The *core* of a stochastic cooperative game can be computed too. It consists of those efficient (which means that $\sum_{i} p_{i} = 1$) allocations $p$ such that $\sum_{i \in S} p_{i} / \alpha_{i} (S, N, 1) \geq 1$ for all coalitions $S \in 2^{N}$. For a cost game (my situation) the inequalities are flipped. I computed the core for the game I described above. It consists of those efficient allocations $p \in \mathbb{R}^{3}$ such that: $$p_{1} \leq \frac{1}{\sqrt{1+a^{2}+b^{2}}}, \quad p_{2} \leq \frac{a}{\sqrt{1+a^{2}+b^{2}}}, \quad p_{3} \leq \frac{b}{\sqrt{1+a^{2}+b^{2}}},\\ p_{1} + p_{2} \leq \sqrt{\frac{1+a^{2}}{1+a^{2}+b^{2}}}, \quad p_{1} + p_{3} \leq \sqrt{\frac{1+b^{2}}{1+a^{2}+b^{2}}}, \quad p_{2} + p_{3} \leq \sqrt{\frac{a^{2}+b^{2}}{1+a^{2}+b^{2}}}. $$

I then calculated the *Shapley value* for this game. The procedure for the computation of this value is explained on pages 9 and 10 of Borm et al.'s paper. It is as follows: \begin{align*}
\phi (\alpha) &= \frac{1}{n!} \sum_{\sigma \in \Pi(N)} m^{\sigma} (\alpha) \\
&= \frac{1}{3!} \big{(} m^{(1,2,3)} + m^{(1,3,2)} + m^{(2,1,3)} + m^{(2,3,1)} + m^{(3,1,2)} + m^{(3,2,1)} \big{)} \\
&= \frac{1}{6\sqrt{1+a^{2}+b^{2}}} \Big{(} 2 + \sqrt{1+a^{2}} + \sqrt{1+b^{2}} + 2 \sqrt{1+a^{2}+b^{2}} - 2 \sqrt{a^{2}+b^{2}} - a - b, \\
& \qquad \qquad \qquad \quad 2a + \sqrt{a^{2} + 1} + \sqrt{a^{2}+b^{2}} + 2 \sqrt{1+a^{2}+b^{2}} - 2 \sqrt{1+b^{2}} - 1 - b, \\
& \qquad \qquad \qquad \quad 2b + \sqrt{b^{2}+1} + \sqrt{b^{2}+a^{2}} + 2 \sqrt{1+a^{2}+b^{2}} - 2 \sqrt{1+a^{2}} - 1 - a \Big{)}
\end{align*}

I am now trying to verify whether this Shapley value lies in the core of the game. In particular, I am trying to verify the sixth (and last) inequality of the core. So if we take the second and third coordinates of the Shapley value and add them together, then this sum mustn't exceed the value $\sqrt{\dfrac{a^{2}+b^{2}}{1+a^{2}+b^{2}}} $. With a little bit of basic algebra, you will arrive at the inequality at the top of this question.

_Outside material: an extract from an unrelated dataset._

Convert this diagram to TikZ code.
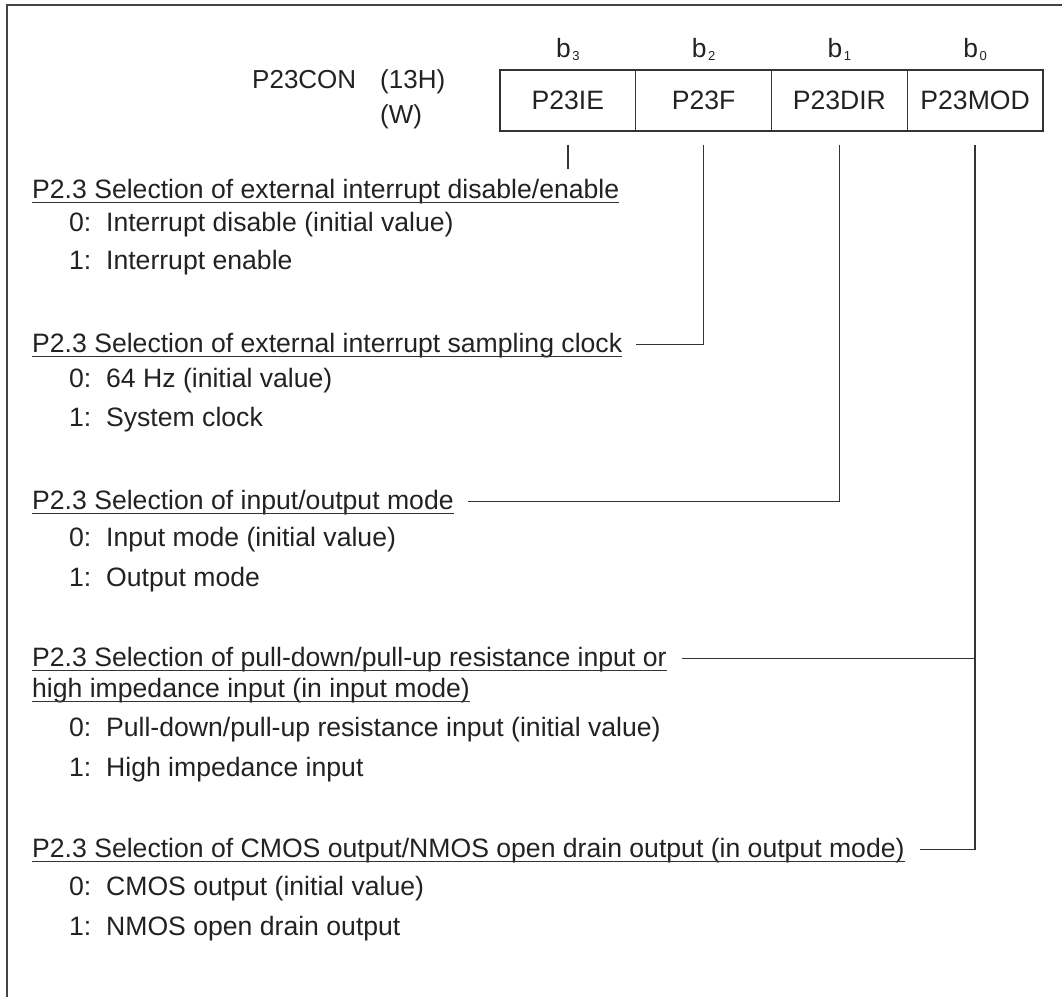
\documentclass[tikz,border=0pt]{standalone}
\usepackage{fontspec}
\setmainfont{Liberation Sans}
\usetikzlibrary{calc}
\definecolor{ink}{HTML}{222222}
\definecolor{linec}{HTML}{333333}
\definecolor{framec}{HTML}{444444}
\begin{document}
\begin{tikzpicture}[x=1pt,y=-1pt,
  txt/.style={font=\fontsize{26.6}{30}\selectfont\frenchspacing, text=ink, inner sep=0pt, anchor=base west},
  regtxt/.style={font=\fontsize{26}{30}\selectfont, text=ink, inner sep=0pt, anchor=base west},
  blab/.style={font=\fontsize{26.4}{30}\selectfont, text=ink, inner sep=0pt, anchor=base},
  cell/.style={draw=linec, line width=1.3pt, minimum width=135.75pt, minimum height=61pt, inner sep=0pt, font=\fontsize{26.6}{30}\selectfont, text=ink},
  conn/.style={draw=linec, line width=1.3pt},
  uline/.style={draw=linec, line width=1.3pt},
  frameline/.style={draw=framec, line width=2.5pt}]
\useasboundingbox (0,0) rectangle (1062,997);
\draw[frameline] (7,997) -- (7,5) -- (1062,5);

% register
\node[regtxt] (reg) at (252,88) {P23CON};
\node[regtxt] (addr) at (380,88) {(13H)};
\node[regtxt] (rw) at (380,123) {(W)};
\node[cell] (c3) at (567.875,100.5) {P23IE};
\node[cell] (c2) at (703.625,100.5) {P23F};
\node[cell] (c1) at (839.375,100.5) {P23DIR};
\node[cell] (c0) at (975.125,100.5) {P23MOD};
\newcommand{\bsub}[1]{b\hspace{1.5pt}\raisebox{-3.5pt}{\fontsize{13}{13}\selectfont #1}}
\node[blab] (b3) at (567.875,57) {\bsub{3}};
\node[blab] (b2) at (703.625,57) {\bsub{2}};
\node[blab] (b1) at (839.375,57) {\bsub{1}};
\node[blab] (b0) at (975.125,57) {\bsub{0}};

% headings and items
\node[txt] (h1) at (32,198) {P2.3 Selection of external interrupt disable/enable};
\node[txt] (i1a) at (69,231) {0:\ \ Interrupt disable (initial value)};
\node[txt] (i1b) at (69,269) {1:\ \ Interrupt enable};

\node[txt] (h2) at (32,352) {P2.3 Selection of external interrupt sampling clock};
\node[txt] (i2a) at (69,387) {0:\ \ 64 Hz (initial value)};
\node[txt] (i2b) at (69,426) {1:\ \ System clock};

\node[txt] (h3) at (32,509) {P2.3 Selection of input/output mode};
\node[txt] (i3a) at (69,546) {0:\ \ Input mode (initial value)};
\node[txt] (i3b) at (69,586) {1:\ \ Output mode};

\node[txt] (h4a) at (32,666) {P2.3 Selection of pull-down/pull-up resistance input or};
\node[txt] (h4b) at (32,697) {high impedance input (in input mode)};
\node[txt] (i4a) at (69,736) {0:\ \ Pull-down/pull-up resistance input (initial value)};
\node[txt] (i4b) at (69,776) {1:\ \ High impedance input};

\node[txt] (h5) at (32,857) {P2.3 Selection of CMOS output/NMOS open drain output (in output mode)};
\node[txt] (i5a) at (69,895) {0:\ \ CMOS output (initial value)};
\node[txt] (i5b) at (69,935) {1:\ \ NMOS open drain output};

% underlines
\foreach \n in {h1,h2,h3,h4a,h4b,h5}{
  \draw[uline] ($(\n.base west)+(0,4.5)$) -- ($(\n.base east)+(0,4.5)$);
}

% connectors
\coordinate (t3) at ($(c3.south)+(0,13)$);
\coordinate (t2) at ($(c2.south)+(0,13)$);
\coordinate (t1) at ($(c1.south)+(0,13)$);
\coordinate (t0) at ($(c0.south)+(0,13)$);
\coordinate (j2) at ($(h2.base east)+(14,-7.5)$);
\coordinate (j3) at ($(h3.base east)+(14,-7.5)$);
\coordinate (j4) at ($(h4a.base east)+(15,-7.5)$);
\coordinate (j5) at ($(h5.base east)+(15,-7.5)$);
\draw[conn] (t3) -- ++(0,24);
\draw[conn] (t2) |- (j2);
\draw[conn] (t1) |- (j3);
\draw[conn] (t0) |- (j5);
\draw[conn] (j4) -- (j4 -| t0);
\end{tikzpicture}
\end{document}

**What I tried**: I already tried applying the triangle inequality and the AM-GM inequality, but that did not seem to work. I also asked a similar question on MSE on the fourth inequality for the determination of whether the Shapley value is in the core. Two users on that page were kind enough to provide me with an answer to that question. However, I don't think I can generalise Alex Francisco's answer to this inequality, and I don't understand Piquito's answer fully yet. I wonder whether there are other ways to approach this problem.